John picks The Terminator as his opening selection, admitting up front that part of the motivation is getting Matthew to eventually watch Terminator 2. As the episode unfolds, the two break down how the film holds up decades later, where it shines, and where age, effects, and delivery start to show cracks.
The conversation covers first-watch reactions, ratings, favorite and least favorite scenes, and the challenge of separating nostalgia from objective critique. Matthew questions whether the film was meant to be taken fully seriously, especially given some of the prosthetics, stop-motion effects, and campy action moments. John offers context on how the movie originally played on VHS, how remastering affects perception, and why the story itself remains the film’s strongest asset.
Both hosts lock in initial ratings before guessing each other’s favorite scenes. Highlights include the interrogation scene with Kyle Reese, the early car chases, and the iconic eyeball prosthetic moment—admired by John for its low-budget ingenuity but criticized by Matthew for pulling him out of the movie. Least favorite moments spark discussion around the forced romance subplot, tonal inconsistencies, and action scenes that feel unintentionally goofy by modern standards.
John defends the film by emphasizing its storytelling, time-travel structure, and twist reveal, comparing its impact to later twist-driven films. Matthew acknowledges the strength of the story and soundtrack while maintaining that certain performances, effects, and scene execution prevent the movie from reaching a higher score.
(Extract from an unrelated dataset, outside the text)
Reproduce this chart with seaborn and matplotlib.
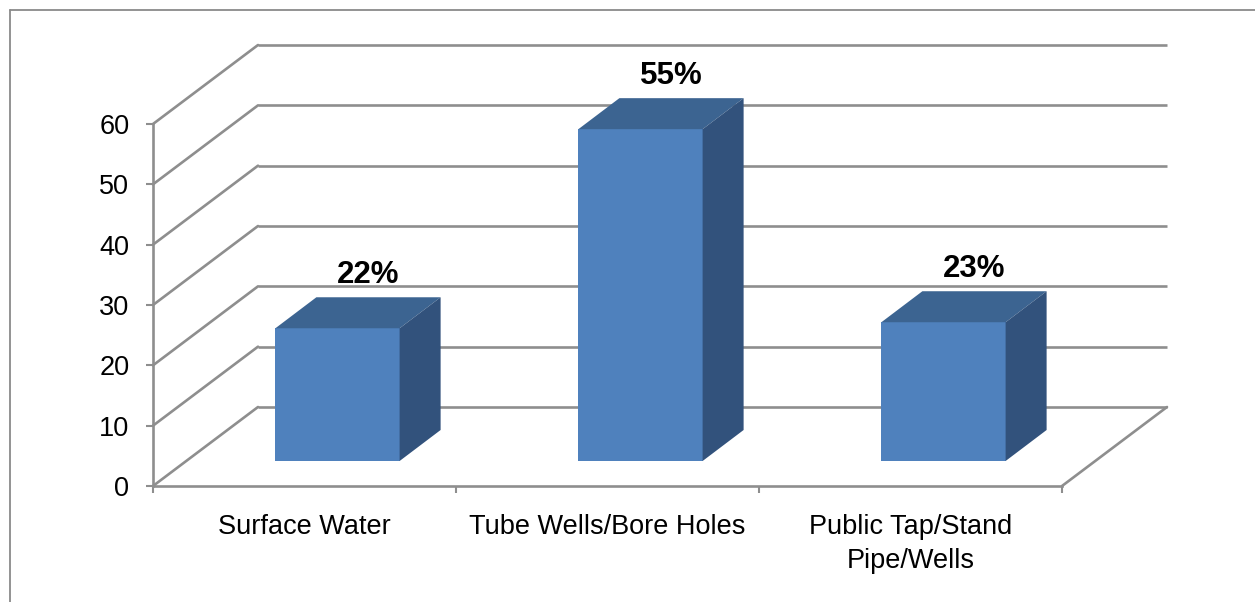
import matplotlib
matplotlib.use("Agg")
import matplotlib.pyplot as plt
import seaborn as sns
import pandas as pd
from matplotlib.patches import Polygon
from matplotlib.lines import Line2D

categories = ["Surface Water", "Tube Wells/Bore Holes", "Public Tap/Stand\nPipe/Wells"]
values = [22, 55, 23]
yticks = [0, 10, 20, 30, 40, 50, 60]
labels = [f"{v}%" for v in values]

sns.set_theme(style="white")
plt.rcParams['font.family'] = ['Liberation Sans', 'DejaVu Sans']

W, H = 1255, 602
fig = plt.figure(figsize=(W / 100, H / 100), dpi=100)
ax = fig.add_axes([153 / W, (H - 486) / H, 909 / W, 362 / H])

FRONT = '#4F81BD'
TOP = '#3C6491'
SIDE = '#32527C'
GRID = '#8E8E8E'

df = pd.DataFrame({"cat": categories, "val": values})
sns.barplot(data=df, x="cat", y="val", color=FRONT, width=0.41, saturation=1,
            ax=ax, zorder=3)
ax.set_xlim(-0.5, 2.5)
ax.set_ylim(0, 60)

# oblique depth geometry (pixels -> data units)
px_x = 909 / 3
px_y = 362 / 60
DX, DY = 105 / px_x, 79 / px_y     # wall depth
FX, FY = 33 / px_x, 25 / px_y      # bar front-face offset
BX, BY = 41 / px_x, 31 / px_y      # bar depth

# walls / gridlines
for v in yticks:
    ax.plot([-0.5 + DX, 2.5 + DX], [v + DY, v + DY], color=GRID, lw=1.9,
            clip_on=False, zorder=1, solid_capstyle='butt')
    ax.plot([-0.5, -0.5 + DX], [v, v + DY], color=GRID, lw=1.9,
            clip_on=False, zorder=1)
ax.plot([2.5, 2.5 + DX], [0, DY], color=GRID, lw=1.9, clip_on=False, zorder=1)

# 3D bars
for p, lab in zip(list(ax.patches), labels):
    x0, w, h = p.get_x(), p.get_width(), p.get_height()
    p.set_x(x0 + FX)
    p.set_y(FY)
    p.set_clip_on(False)
    p.set_edgecolor('none')
    xa, xb = x0 + FX, x0 + FX + w
    top = Polygon([(xa, h + FY), (xb, h + FY), (xb + BX, h + FY + BY), (xa + BX, h + FY + BY)],
                  closed=True, facecolor=TOP, edgecolor='none', zorder=3, clip_on=False)
    side = Polygon([(xb, FY), (xb + BX, FY + BY), (xb + BX, h + FY + BY), (xb, h + FY)],
                   closed=True, facecolor=SIDE, edgecolor='none', zorder=3, clip_on=False)
    ax.add_patch(top)
    ax.add_patch(side)
    cx = x0 + FX + w / 2 + BX / 2
    cy = h + FY + BY / 2
    ax.annotate(lab, xy=(cx, cy), xytext=(10, 38), textcoords='offset pixels',
                ha='center', va='center', fontsize=22.5, fontweight='bold',
                color='black', annotation_clip=False)

# axes styling
for s in ['top', 'right']:
    ax.spines[s].set_visible(False)
for s in ['left', 'bottom']:
    ax.spines[s].set_color(GRID)
    ax.spines[s].set_linewidth(1.9)
    ax.spines[s].set_zorder(2)

ax.set_yticks(yticks)
ax.set_yticklabels([str(t) for t in yticks])
ax.set_xticks([-0.5, 0.5, 1.5, 2.5])
ax.set_xticklabels([])
ax.set_xticks([0, 1, 2], minor=True)
ax.set_xticklabels(categories, minor=True, linespacing=1.4)
ax.tick_params(axis='both', which='major', length=5, width=1.5, color=GRID,
               direction='out', labelsize=19.5, pad=12, labelcolor='black',
               bottom=True, left=True)
ax.tick_params(axis='x', which='minor', length=0, pad=20, labelsize=19.5,
               labelcolor='black', bottom=True)
ax.set_xlabel('')
ax.set_ylabel('')
ax.set_facecolor('none')

# outer frame
fig.add_artist(Line2D([9.5 / W, 1], [1 - 9.5 / H, 1 - 9.5 / H], transform=fig.transFigure,
                      color='#8A8A8A', lw=1.3))
fig.add_artist(Line2D([9.5 / W, 9.5 / W], [0, 1 - 9.5 / H], transform=fig.transFigure,
                      color='#8A8A8A', lw=1.3))

fig.savefig('out.png', dpi=100)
The episode also features fun behind-the-scenes facts, including casting what-ifs, the creation of the endoskeleton, the origins of “I’ll be back,” and Arnold Schwarzenegger’s robotic performance training. The discussion closes with final ratings, reflections on rewatching classics, and a larger realization at the heart of Reel Pain: loving a movie doesn’t always mean it holds up the way memory says it does.
The episode wraps by teasing future picks, including Terminator 2 and The Hobbit, and reinforces the core premise of the show—two generations challenging each other’s movie blind spots, one classic at a time.